— start DATASET EXTRACT —
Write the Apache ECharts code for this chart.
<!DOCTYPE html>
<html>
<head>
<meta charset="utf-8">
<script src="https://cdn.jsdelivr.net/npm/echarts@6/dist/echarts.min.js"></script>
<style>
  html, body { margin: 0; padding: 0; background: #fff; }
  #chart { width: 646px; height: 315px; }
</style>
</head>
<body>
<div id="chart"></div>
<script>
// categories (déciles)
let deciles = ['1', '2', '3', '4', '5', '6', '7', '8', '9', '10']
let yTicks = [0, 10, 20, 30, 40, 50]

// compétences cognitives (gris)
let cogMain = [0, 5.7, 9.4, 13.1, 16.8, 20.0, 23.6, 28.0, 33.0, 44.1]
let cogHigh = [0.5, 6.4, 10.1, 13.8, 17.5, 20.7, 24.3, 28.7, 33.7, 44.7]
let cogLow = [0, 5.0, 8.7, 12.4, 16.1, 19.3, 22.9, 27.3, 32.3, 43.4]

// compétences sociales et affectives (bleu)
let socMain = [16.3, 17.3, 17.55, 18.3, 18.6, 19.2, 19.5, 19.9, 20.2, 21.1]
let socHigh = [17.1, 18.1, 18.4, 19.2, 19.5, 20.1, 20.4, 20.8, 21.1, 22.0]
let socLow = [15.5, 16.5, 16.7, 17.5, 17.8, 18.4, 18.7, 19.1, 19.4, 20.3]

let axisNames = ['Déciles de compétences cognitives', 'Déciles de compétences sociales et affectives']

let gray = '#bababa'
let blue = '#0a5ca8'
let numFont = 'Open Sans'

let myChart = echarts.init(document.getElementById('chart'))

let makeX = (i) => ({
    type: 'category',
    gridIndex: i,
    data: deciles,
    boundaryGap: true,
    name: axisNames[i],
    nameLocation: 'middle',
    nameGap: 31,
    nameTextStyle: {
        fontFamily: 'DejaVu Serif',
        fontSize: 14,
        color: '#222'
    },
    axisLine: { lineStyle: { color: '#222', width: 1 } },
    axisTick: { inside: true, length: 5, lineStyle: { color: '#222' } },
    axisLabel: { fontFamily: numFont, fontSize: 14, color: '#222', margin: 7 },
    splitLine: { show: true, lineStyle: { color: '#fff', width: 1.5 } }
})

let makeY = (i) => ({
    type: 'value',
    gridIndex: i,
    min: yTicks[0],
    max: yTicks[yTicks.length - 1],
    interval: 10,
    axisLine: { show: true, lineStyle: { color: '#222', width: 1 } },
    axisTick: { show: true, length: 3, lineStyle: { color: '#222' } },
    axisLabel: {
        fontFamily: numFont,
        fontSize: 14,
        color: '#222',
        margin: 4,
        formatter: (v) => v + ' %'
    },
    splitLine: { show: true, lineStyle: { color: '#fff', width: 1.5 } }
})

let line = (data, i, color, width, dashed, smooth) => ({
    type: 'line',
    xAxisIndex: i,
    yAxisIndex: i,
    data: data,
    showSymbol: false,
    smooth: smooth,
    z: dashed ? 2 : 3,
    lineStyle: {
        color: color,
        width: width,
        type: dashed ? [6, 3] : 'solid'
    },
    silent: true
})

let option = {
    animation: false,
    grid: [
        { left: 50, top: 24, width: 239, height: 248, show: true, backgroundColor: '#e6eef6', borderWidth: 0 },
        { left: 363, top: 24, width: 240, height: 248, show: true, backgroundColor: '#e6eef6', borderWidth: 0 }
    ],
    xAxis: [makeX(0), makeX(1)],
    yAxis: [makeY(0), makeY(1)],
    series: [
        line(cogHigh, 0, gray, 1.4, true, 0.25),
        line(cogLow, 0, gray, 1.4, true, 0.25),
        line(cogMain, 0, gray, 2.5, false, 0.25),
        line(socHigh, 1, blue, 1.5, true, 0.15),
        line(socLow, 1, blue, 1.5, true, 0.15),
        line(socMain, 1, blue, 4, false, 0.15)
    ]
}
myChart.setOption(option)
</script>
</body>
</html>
— end DATASET EXTRACT —
> DIRECTIONS FOR THIS TASK
Quote the material exactly, leaving nothing out.

> SOLUTION BELOW
Write the Apache ECharts code for this chart.
<!DOCTYPE html>
<html>
<head>
<meta charset="utf-8">
<script src="https://cdn.jsdelivr.net/npm/echarts@6/dist/echarts.min.js"></script>
<style>
  html, body { margin: 0; padding: 0; background: #fff; }
  #chart { width: 646px; height: 315px; }
</style>
</head>
<body>
<div id="chart"></div>
<script>
// categories (déciles)
let deciles = ['1', '2', '3', '4', '5', '6', '7', '8', '9', '10']
let yTicks = [0, 10, 20, 30, 40, 50]

// compétences cognitives (gris)
let cogMain = [0, 5.7, 9.4, 13.1, 16.8, 20.0, 23.6, 28.0, 33.0, 44.1]
let cogHigh = [0.5, 6.4, 10.1, 13.8, 17.5, 20.7, 24.3, 28.7, 33.7, 44.7]
let cogLow = [0, 5.0, 8.7, 12.4, 16.1, 19.3, 22.9, 27.3, 32.3, 43.4]

// compétences sociales et affectives (bleu)
let socMain = [16.3, 17.3, 17.55, 18.3, 18.6, 19.2, 19.5, 19.9, 20.2, 21.1]
let socHigh = [17.1, 18.1, 18.4, 19.2, 19.5, 20.1, 20.4, 20.8, 21.1, 22.0]
let socLow = [15.5, 16.5, 16.7, 17.5, 17.8, 18.4, 18.7, 19.1, 19.4, 20.3]

let axisNames = ['Déciles de compétences cognitives', 'Déciles de compétences sociales et affectives']

let gray = '#bababa'
let blue = '#0a5ca8'
let numFont = 'Open Sans'

let myChart = echarts.init(document.getElementById('chart'))

let makeX = (i) => ({
    type: 'category',
    gridIndex: i,
    data: deciles,
    boundaryGap: true,
    name: axisNames[i],
    nameLocation: 'middle',
    nameGap: 31,
    nameTextStyle: {
        fontFamily: 'DejaVu Serif',
        fontSize: 14,
        color: '#222'
    },
    axisLine: { lineStyle: { color: '#222', width: 1 } },
    axisTick: { inside: true, length: 5, lineStyle: { color: '#222' } },
    axisLabel: { fontFamily: numFont, fontSize: 14, color: '#222', margin: 7 },
    splitLine: { show: true, lineStyle: { color: '#fff', width: 1.5 } }
})

let makeY = (i) => ({
    type: 'value',
    gridIndex: i,
    min: yTicks[0],
    max: yTicks[yTicks.length - 1],
    interval: 10,
    axisLine: { show: true, lineStyle: { color: '#222', width: 1 } },
    axisTick: { show: true, length: 3, lineStyle: { color: '#222' } },
    axisLabel: {
        fontFamily: numFont,
        fontSize: 14,
        color: '#222',
        margin: 4,
        formatter: (v) => v + ' %'
    },
    splitLine: { show: true, lineStyle: { color: '#fff', width: 1.5 } }
})

let line = (data, i, color, width, dashed, smooth) => ({
    type: 'line',
    xAxisIndex: i,
    yAxisIndex: i,
    data: data,
    showSymbol: false,
    smooth: smooth,
    z: dashed ? 2 : 3,
    lineStyle: {
        color: color,
        width: width,
        type: dashed ? [6, 3] : 'solid'
    },
    silent: true
})

let option = {
    animation: false,
    grid: [
        { left: 50, top: 24, width: 239, height: 248, show: true, backgroundColor: '#e6eef6', borderWidth: 0 },
        { left: 363, top: 24, width: 240, height: 248, show: true, backgroundColor: '#e6eef6', borderWidth: 0 }
    ],
    xAxis: [makeX(0), makeX(1)],
    yAxis: [makeY(0), makeY(1)],
    series: [
        line(cogHigh, 0, gray, 1.4, true, 0.25),
        line(cogLow, 0, gray, 1.4, true, 0.25),
        line(cogMain, 0, gray, 2.5, false, 0.25),
        line(socHigh, 1, blue, 1.5, true, 0.15),
        line(socLow, 1, blue, 1.5, true, 0.15),
        line(socMain, 1, blue, 4, false, 0.15)
    ]
}
myChart.setOption(option)
</script>
</body>
</html>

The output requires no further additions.